■ WHAT YOU WILL DO: Copy the data word for word, keeping every line.

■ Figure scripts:
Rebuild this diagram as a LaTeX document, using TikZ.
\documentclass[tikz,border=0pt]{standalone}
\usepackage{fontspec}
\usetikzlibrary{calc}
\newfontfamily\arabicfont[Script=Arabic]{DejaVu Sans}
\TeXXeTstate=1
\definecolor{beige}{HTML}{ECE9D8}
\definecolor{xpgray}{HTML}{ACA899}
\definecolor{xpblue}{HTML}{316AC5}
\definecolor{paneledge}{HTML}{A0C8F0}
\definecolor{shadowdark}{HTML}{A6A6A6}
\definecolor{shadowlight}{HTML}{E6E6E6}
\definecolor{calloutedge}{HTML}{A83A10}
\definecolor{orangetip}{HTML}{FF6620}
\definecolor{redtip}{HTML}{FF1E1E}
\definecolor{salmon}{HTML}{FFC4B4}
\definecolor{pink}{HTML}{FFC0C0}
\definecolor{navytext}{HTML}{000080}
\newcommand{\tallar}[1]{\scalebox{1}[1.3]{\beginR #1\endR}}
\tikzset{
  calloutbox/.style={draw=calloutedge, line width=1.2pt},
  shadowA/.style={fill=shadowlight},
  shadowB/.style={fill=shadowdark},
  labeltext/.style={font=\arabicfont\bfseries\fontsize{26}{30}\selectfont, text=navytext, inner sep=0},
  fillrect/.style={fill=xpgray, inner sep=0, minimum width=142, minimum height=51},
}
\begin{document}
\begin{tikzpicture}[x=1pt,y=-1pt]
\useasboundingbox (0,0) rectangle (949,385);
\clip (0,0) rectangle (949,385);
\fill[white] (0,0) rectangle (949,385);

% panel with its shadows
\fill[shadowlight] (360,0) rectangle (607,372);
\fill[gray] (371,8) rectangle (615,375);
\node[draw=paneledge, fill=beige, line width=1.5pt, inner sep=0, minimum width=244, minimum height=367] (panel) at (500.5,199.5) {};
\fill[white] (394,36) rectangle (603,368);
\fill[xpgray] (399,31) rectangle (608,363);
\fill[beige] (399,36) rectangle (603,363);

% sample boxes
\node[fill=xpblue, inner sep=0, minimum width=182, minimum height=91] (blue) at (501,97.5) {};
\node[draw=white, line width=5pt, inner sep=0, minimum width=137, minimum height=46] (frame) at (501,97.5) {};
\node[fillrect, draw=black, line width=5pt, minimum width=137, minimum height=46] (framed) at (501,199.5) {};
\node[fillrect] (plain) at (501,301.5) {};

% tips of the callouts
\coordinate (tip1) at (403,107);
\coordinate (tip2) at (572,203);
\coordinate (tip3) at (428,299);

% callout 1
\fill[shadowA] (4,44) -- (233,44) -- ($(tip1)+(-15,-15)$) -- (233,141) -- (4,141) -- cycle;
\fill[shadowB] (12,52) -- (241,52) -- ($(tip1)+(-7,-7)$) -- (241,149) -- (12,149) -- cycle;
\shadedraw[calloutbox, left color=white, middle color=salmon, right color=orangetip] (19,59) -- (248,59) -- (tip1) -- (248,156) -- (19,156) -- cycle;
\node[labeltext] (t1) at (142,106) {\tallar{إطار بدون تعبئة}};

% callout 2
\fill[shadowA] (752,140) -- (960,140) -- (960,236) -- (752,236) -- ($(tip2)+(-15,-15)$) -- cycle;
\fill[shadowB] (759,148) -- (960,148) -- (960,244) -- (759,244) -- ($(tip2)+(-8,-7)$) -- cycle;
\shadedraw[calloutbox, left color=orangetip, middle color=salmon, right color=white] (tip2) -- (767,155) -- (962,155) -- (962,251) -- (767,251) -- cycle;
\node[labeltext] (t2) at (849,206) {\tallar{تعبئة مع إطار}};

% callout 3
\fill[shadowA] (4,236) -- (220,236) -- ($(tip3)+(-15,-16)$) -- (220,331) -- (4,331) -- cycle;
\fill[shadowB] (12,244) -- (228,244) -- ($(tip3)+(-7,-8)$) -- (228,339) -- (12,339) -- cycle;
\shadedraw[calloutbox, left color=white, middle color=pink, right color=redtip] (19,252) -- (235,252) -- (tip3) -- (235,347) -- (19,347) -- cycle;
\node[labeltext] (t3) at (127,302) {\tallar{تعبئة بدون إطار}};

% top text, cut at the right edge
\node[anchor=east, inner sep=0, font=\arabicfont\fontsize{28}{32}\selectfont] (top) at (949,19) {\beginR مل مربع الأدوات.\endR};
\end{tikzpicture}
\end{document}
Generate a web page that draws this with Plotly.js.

■ SOLUTION TO THIS EXERCISE:
Rebuild this diagram as a LaTeX document, using TikZ.
\documentclass[tikz,border=0pt]{standalone}
\usepackage{fontspec}
\usetikzlibrary{calc}
\newfontfamily\arabicfont[Script=Arabic]{DejaVu Sans}
\TeXXeTstate=1
\definecolor{beige}{HTML}{ECE9D8}
\definecolor{xpgray}{HTML}{ACA899}
\definecolor{xpblue}{HTML}{316AC5}
\definecolor{paneledge}{HTML}{A0C8F0}
\definecolor{shadowdark}{HTML}{A6A6A6}
\definecolor{shadowlight}{HTML}{E6E6E6}
\definecolor{calloutedge}{HTML}{A83A10}
\definecolor{orangetip}{HTML}{FF6620}
\definecolor{redtip}{HTML}{FF1E1E}
\definecolor{salmon}{HTML}{FFC4B4}
\definecolor{pink}{HTML}{FFC0C0}
\definecolor{navytext}{HTML}{000080}
\newcommand{\tallar}[1]{\scalebox{1}[1.3]{\beginR #1\endR}}
\tikzset{
  calloutbox/.style={draw=calloutedge, line width=1.2pt},
  shadowA/.style={fill=shadowlight},
  shadowB/.style={fill=shadowdark},
  labeltext/.style={font=\arabicfont\bfseries\fontsize{26}{30}\selectfont, text=navytext, inner sep=0},
  fillrect/.style={fill=xpgray, inner sep=0, minimum width=142, minimum height=51},
}
\begin{document}
\begin{tikzpicture}[x=1pt,y=-1pt]
\useasboundingbox (0,0) rectangle (949,385);
\clip (0,0) rectangle (949,385);
\fill[white] (0,0) rectangle (949,385);

% panel with its shadows
\fill[shadowlight] (360,0) rectangle (607,372);
\fill[gray] (371,8) rectangle (615,375);
\node[draw=paneledge, fill=beige, line width=1.5pt, inner sep=0, minimum width=244, minimum height=367] (panel) at (500.5,199.5) {};
\fill[white] (394,36) rectangle (603,368);
\fill[xpgray] (399,31) rectangle (608,363);
\fill[beige] (399,36) rectangle (603,363);

% sample boxes
\node[fill=xpblue, inner sep=0, minimum width=182, minimum height=91] (blue) at (501,97.5) {};
\node[draw=white, line width=5pt, inner sep=0, minimum width=137, minimum height=46] (frame) at (501,97.5) {};
\node[fillrect, draw=black, line width=5pt, minimum width=137, minimum height=46] (framed) at (501,199.5) {};
\node[fillrect] (plain) at (501,301.5) {};

% tips of the callouts
\coordinate (tip1) at (403,107);
\coordinate (tip2) at (572,203);
\coordinate (tip3) at (428,299);

% callout 1
\fill[shadowA] (4,44) -- (233,44) -- ($(tip1)+(-15,-15)$) -- (233,141) -- (4,141) -- cycle;
\fill[shadowB] (12,52) -- (241,52) -- ($(tip1)+(-7,-7)$) -- (241,149) -- (12,149) -- cycle;
\shadedraw[calloutbox, left color=white, middle color=salmon, right color=orangetip] (19,59) -- (248,59) -- (tip1) -- (248,156) -- (19,156) -- cycle;
\node[labeltext] (t1) at (142,106) {\tallar{إطار بدون تعبئة}};

% callout 2
\fill[shadowA] (752,140) -- (960,140) -- (960,236) -- (752,236) -- ($(tip2)+(-15,-15)$) -- cycle;
\fill[shadowB] (759,148) -- (960,148) -- (960,244) -- (759,244) -- ($(tip2)+(-8,-7)$) -- cycle;
\shadedraw[calloutbox, left color=orangetip, middle color=salmon, right color=white] (tip2) -- (767,155) -- (962,155) -- (962,251) -- (767,251) -- cycle;
\node[labeltext] (t2) at (849,206) {\tallar{تعبئة مع إطار}};

% callout 3
\fill[shadowA] (4,236) -- (220,236) -- ($(tip3)+(-15,-16)$) -- (220,331) -- (4,331) -- cycle;
\fill[shadowB] (12,244) -- (228,244) -- ($(tip3)+(-7,-8)$) -- (228,339) -- (12,339) -- cycle;
\shadedraw[calloutbox, left color=white, middle color=pink, right color=redtip] (19,252) -- (235,252) -- (tip3) -- (235,347) -- (19,347) -- cycle;
\node[labeltext] (t3) at (127,302) {\tallar{تعبئة بدون إطار}};

% top text, cut at the right edge
\node[anchor=east, inner sep=0, font=\arabicfont\fontsize{28}{32}\selectfont] (top) at (949,19) {\beginR مل مربع الأدوات.\endR};
\end{tikzpicture}
\end{document}
Generate a web page that draws this with Plotly.js.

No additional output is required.